D. Thompson: Problems in semantics endanger lasting peace (11-1-46)

The Evening Star (November 1, 1946)

d.thompson

On the Record…
Problems in semantics endanger lasting peace

By Dorothy Thompson

To pursue the previous argument regarding the difference between what is “sinful” and what is “unlawful”:

We start with the proposition: “War is sinful.” We then modify it with a qualifying adjective: “Aggressive war is sinful.”

I worry about that qualifying adjective. For to translate the simple proposition, “war is sinful” into “war is unlawful,” is much simpler.

Regarding Germany and Italy, we have said, “aggressive war is sinful, and in the judgment of the tribunal of those aggressed against, is unlawful, therefore we shall hang your national leaders and disarm you both forever.”

Thus, in the case of the Axis powers, all war has become unlawful, whether of defense or aggression, since hence forward these nations shall not possess means for waging any war.

If we wanted to generalize that judgment, we would therefore propose: War being sinful, it shall be made unlawful and no sovereign state may hereafter possess the means of waging war, namely armies, navies, armed airplanes, V-bombs, or any weapons, except such as are in common use for protecting the law within states.

We should then create some supranational (not international) instrument, not to enforce peace, but to enforce disarmament. This, of course, would define aggression. The aggressor would be anyone who re-armed or started to rearm. Since there would obviously have to be a supranational police force, no state would have a chance to commit aggression. This is the implication in the Baruch report, although the Baruch report leaves many loopholes.

I do not see how “aggressive” war can be defined or controlled apart from all war. It has always been easy to stir up border incidents as an excuse for quelling nonexistent or provoked aggressions. In contemporary times, states have stirred up internal dissensions within other states to capture their governments by organizing political factions and, having overthrown the government in favor of a Trojan horse cabinet, have annexed the state and occupied it with armies, as the result of an “invitation.”

To my mind, the most dangerous judgment in the Nuernberg trial was the acquittal of Von Papen, the engineer of the Austrian coup d’etat, and on the ground that his sort of conquest is not a crime under the Nuernberg indictments. On that argument, had the Austrians resisted, they would have been the aggressors!

Now, being unable or unwilling to define what is a sinful act and thereby to translate what is sinful into what is unlawful, we are creating a category in so called crimes which do not consist in what anyone or any state has committed, but in being what they are.

Spain, under Franco, is accused of menacing the peace, not because Franco Spain has waged international war, but, because it was friendly to the enemy, within non-belligerent limits, during the late war, and is a Fascist state.

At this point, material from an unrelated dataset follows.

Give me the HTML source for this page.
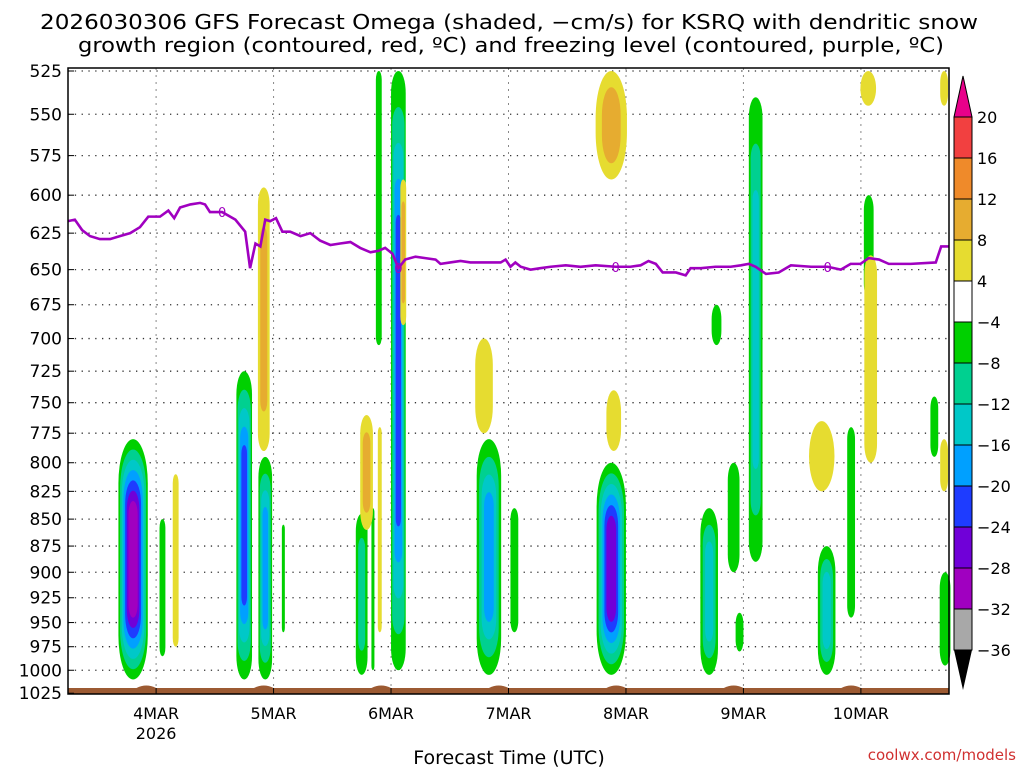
<!DOCTYPE html>
<html><head><meta charset="utf-8">
<style>
body{margin:0;background:#fff;}
svg text{font-family:"DejaVu Sans","Liberation Sans",sans-serif;}
</style></head>
<body>
<svg id="c" width="1024" height="768" viewBox="0 0 1024 768" xmlns="http://www.w3.org/2000/svg">
<text x="40" y="29" font-size="20" textLength="938" lengthAdjust="spacingAndGlyphs">2026030306 GFS Forecast Omega (shaded, −cm/s) for KSRQ with dendritic snow</text>
<text x="78" y="52" font-size="20" textLength="866" lengthAdjust="spacingAndGlyphs">growth region (contoured, red, ºC) and freezing level (contoured, purple, ºC)</text>
<g id="plot"></g>
<g id="axes"></g>
<g id="cbar"></g>
<text x="509" y="764" font-size="19" text-anchor="middle">Forecast Time (UTC)</text>
<text x="1016" y="760" font-size="15" text-anchor="end" fill="#d03030">coolwx.com/models</text>
</svg>
<script>
// ---- data ----
const pressureTicks=[525,550,575,600,625,650,675,700,725,750,775,800,825,850,875,900,925,950,975,1000,1025];
const dayLabels=["4MAR","5MAR","6MAR","7MAR","8MAR","9MAR","10MAR"];
const dayHours=[18,42,66,90,114,138,162];
const cbarLevels=[20,16,12,8,4,-4,-8,-12,-16,-20,-24,-28,-32,-36];
const frzHours=[0,1.4,2.9,4.5,6.5,8.6,10.6,12.7,14.7,16.4,18.8,20.5,21.7,22.9,25,27,28,29,31.5,34.2,36.2,37.2,38.3,39.3,40.3,41.3,42.5,43.8,45.4,47.5,49.5,51.5,53.6,55.6,57.7,59.7,61.8,63.4,64.8,66.3,67.5,68.9,71,73,75.1,76.1,78.1,80.2,82.2,84.3,86.3,88.4,89.4,90.4,91.4,92.5,94.5,96.5,98.6,101.7,104.7,107.8,111.9,114.9,117,118.6,120.1,121.5,124.2,126.2,127.2,129.3,132.3,135.4,137.5,139.1,140.5,142.6,145.2,147.7,151.8,155.2,157.9,159.9,161.9,163.6,165.7,167.7,170.2,172.2,177.3,178.4,180];
const frzPres=[617,616,623,627,629,629,627,625,621,614,614,610,615,608,606,605,606,611,611,616,624,649,632,634,616,617,615,624,624,627,625,630,633,632,631,635,638,637,635,639,649,643,641,642,643,646,645,644,645,645,645,645,643,648,645,648,650,649,648,647,648,647,648,648,647,644,646,652,652,654,649,649,648,648,647,646,648,653,652,647,648,648,650,646,646,642,643,646,646,646,645,634,634];
// omega features: center hour, half-width hours, top p, bottom p, peak value
const featHour=[13.3,19.3,36,40.3,44,60,63.5,62.3,67.5,86,91.2,111,131,140.5,136,132.5,155,160,163.6,177,179.2,137.2, 22,40,61,68.5,63.7,85,111,111.5,154,164,163.5,179,179];
const featHalfW=[3,0.6,1.6,1.4,0.3,1.2,0.6,0.2,1.5,2.5,0.8,3,1.8,1.4,1.2,1,1.8,0.8,1,0.8,1.1,0.8, 0.6,1.2,1.3,0.6,0.4,1.8,3.2,1.5,2.6,1.3,1.6,0.8,0.8];
const featTop=[780,850,725,795,855,845,525,840,525,780,840,800,840,540,800,675,875,770,600,745,900,940, 810,595,760,590,770,700,525,740,765,640,525,525,780];
const featBot=[1010,985,1010,1010,960,1005,705,1000,1000,1005,960,1005,1005,890,900,705,1005,945,670,795,995,980, 975,790,860,690,960,775,590,790,825,800,545,545,825];
const featPeak=[-32,-6,-24,-20,-6,-10,-6,-6,-24,-20,-6,-28,-16,-14,-6,-6,-16,-6,-6,-6,-6,-6, 6,9,11,9,6,6,10,6,6,6,6,6,6];
// ---- helpers ----
const NS="http://www.w3.org/2000/svg";
const X0=68,X1=949,Y0=71,K=930,YB=694;
const xS=h=>X0+h*(X1-X0)/180;
const yS=p=>Y0+K*Math.log(p/525);
function mk(t,a,parent){const e=document.createElementNS(NS,t);for(const k in a)e.setAttribute(k,a[k]);parent.appendChild(e);return e;}
const negCols=["#00d000","#00d090","#00c8c8","#00a0ff","#1e3cff","#7000d8","#a000c0","#a8a8a8"];
const posCols=["#e6dc30","#e6ac30","#ef8a2a","#f24040"];
const plot=document.getElementById('plot'),axes=document.getElementById('axes'),cb=document.getElementById('cbar');
mk('rect',{x:X0,y:68,width:X1-X0,height:YB-68,fill:'#fff'},plot);
pressureTicks.forEach(p=>{const l=mk('line',{x1:X0,x2:X1,y1:yS(p),y2:yS(p),stroke:'#333','stroke-width':1.3,'stroke-dasharray':'1.3 5.5'},plot);

});
dayHours.forEach((h,i)=>{const l=mk('line',{x1:xS(h),x2:xS(h),y1:68,y2:YB,stroke:'#888','stroke-width':1,'stroke-dasharray':'2 5'},plot);

});
featHour.forEach((h,i)=>{
  const v=featPeak[i],neg=v<0;
  const n=Math.max(1,Math.ceil((Math.abs(v)-4)/4));
  const cols=neg?negCols:posCols;
  const cx=xS(h),w=(xS(featHalfW[i])-X0);
  const yt=yS(featTop[i]),yb=yS(featBot[i]),cy=(yt+yb)/2,hh=(yb-yt)/2;
  const g=mk('g',{},plot);
  
  
  for(let k=0;k<n;k++){
    const f=1-k/n*0.8, fh=1-k/n*0.6;
    const ww=Math.max(1.5,w*f),hk=hh*fh;
    mk('rect',{x:cx-ww,y:cy-hk,width:2*ww,height:2*hk,rx:ww,ry:Math.min(hk,ww*3),fill:cols[Math.min(k,cols.length-1)]},g);
  }
});
const terr=mk('path',{d:`M${X0},${YB} L${X0},688 `+dayHours.map(h=>`L${xS(h-4)},688 Q${xS(h-2)},683 ${xS(h)},688`).join(' ')+` L${X1},688 L${X1},${YB} Z`,fill:'#9c5a32'},plot);


const fl=mk('polyline',{points:frzHours.map((h,i)=>xS(h)+','+yS(frzPres[i])).join(' '),fill:'none',stroke:'#a000c0','stroke-width':2.6},plot);


[31.5,67.5,111.9,155.2].forEach(h=>{const i=frzHours.indexOf(h);const t=mk('text',{x:xS(h),y:yS(frzPres[i])+5,'font-size':13,fill:'#a000c0','text-anchor':'middle'},plot);t.textContent='0';

});
mk('rect',{x:X0,y:68,width:X1-X0,height:YB-68,fill:'none',stroke:'#000','stroke-width':1.5},axes);
pressureTicks.forEach(p=>{const t=mk('text',{x:62,y:yS(p)+6,'font-size':17,'text-anchor':'end'},axes);t.textContent=p;


mk('line',{x1:X0,x2:X0+6,y1:yS(p),y2:yS(p),stroke:'#000'},axes);});
dayHours.forEach((h,i)=>{const t=mk('text',{x:xS(h),y:719,'font-size':16,'text-anchor':'middle'},axes);t.textContent=dayLabels[i];


mk('line',{x1:xS(h),x2:xS(h),y1:YB,y2:YB-6,stroke:'#000'},axes);});
const yr=mk('text',{x:xS(18),y:739,'font-size':16,'text-anchor':'middle'},axes);yr.textContent='2026';


const cbCols=["#f24040","#ef8a2a","#e6ac30","#e6dc30","#ffffff","#00d000","#00d090","#00c8c8","#00a0ff","#1e3cff","#7000d8","#a000c0","#a8a8a8"];
const cy0=117,cstep=41,cx0=954,cw=18;
mk('path',{d:`M${cx0},${cy0} L${cx0+cw/2},76 L${cx0+cw},${cy0} Z`,fill:'#e8008a',stroke:'#000'},cb);
cbCols.forEach((c,i)=>{mk('rect',{x:cx0,y:cy0+i*cstep,width:cw,height:cstep,fill:c,stroke:'#000'},cb);});
const yEnd=cy0+cbCols.length*cstep;
mk('path',{d:`M${cx0},${yEnd} L${cx0+cw/2},${yEnd+40} L${cx0+cw},${yEnd} Z`,fill:'#000'},cb);
cbarLevels.forEach((v,i)=>{const t=mk('text',{x:977,y:cy0+i*cstep+6,'font-size':16},cb);t.textContent=v<0?'−'+(-v):v;

});
</script>
</body></html>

Its crime is to be Fascist.

When we move into such an area of judgment, we are moving away from any possible agreement in definition of international crimes.

A Russian writer recently defined as a Fascist “everyone who is opposed to the Soviet Union.” An American or British definition of fascism would include dictatorship – but not a Russian definition, which would include any dictatorship except of the proletariat. In Russian definitions, there is a whole range of fascisms: “Social-fascism,” “crypto-fascism,” “neo-fascism,” “clerical fascism.” And under one or another head come the social democratic parties, all parties that refuse fusion with Communists, all capitalists and monarchists, the Vatican and the Catholic church, the Zionists, and the British Empire. It seems that peace, in the Soviet and Communist view, is to achieve the liquidation of all these manifestations of “fascism,” with the political and armed support of the USSR.

Citizens of western powers are in danger of following the Soviet lead, and of defining as “aggressive” and “menacing to the peace” any Communist state. This is partly a natural reaction of alarm caused by specific acts. But I do not see how communism as such can be defined as a crime any more than fascism or any of its hyphenates can be.

Law must be specific; any law that attempts to judge and condemn people for what they are. not for what they have done, is lynch law, that is to say no law, and ends up by justifying the most atrocious deeds on the grounds that the victim is ipso facto an enemy of the people.

Communist practices can be prohibited within the domestic jurisdiction of states, but no law can prosecute a belief as such. Specific international practices can be forbidden by Fascist, democratic and Communist states, equally, but you cannot prosecute a person for believing in anything, because to prosecute a thought and not a deed is not prosecution but persecution.

If we don’t set our minds straight on a few matters of this sort, we shall be in for a most horrible age when everybody will be murdering everyone else, all in the name of “lasting peace.”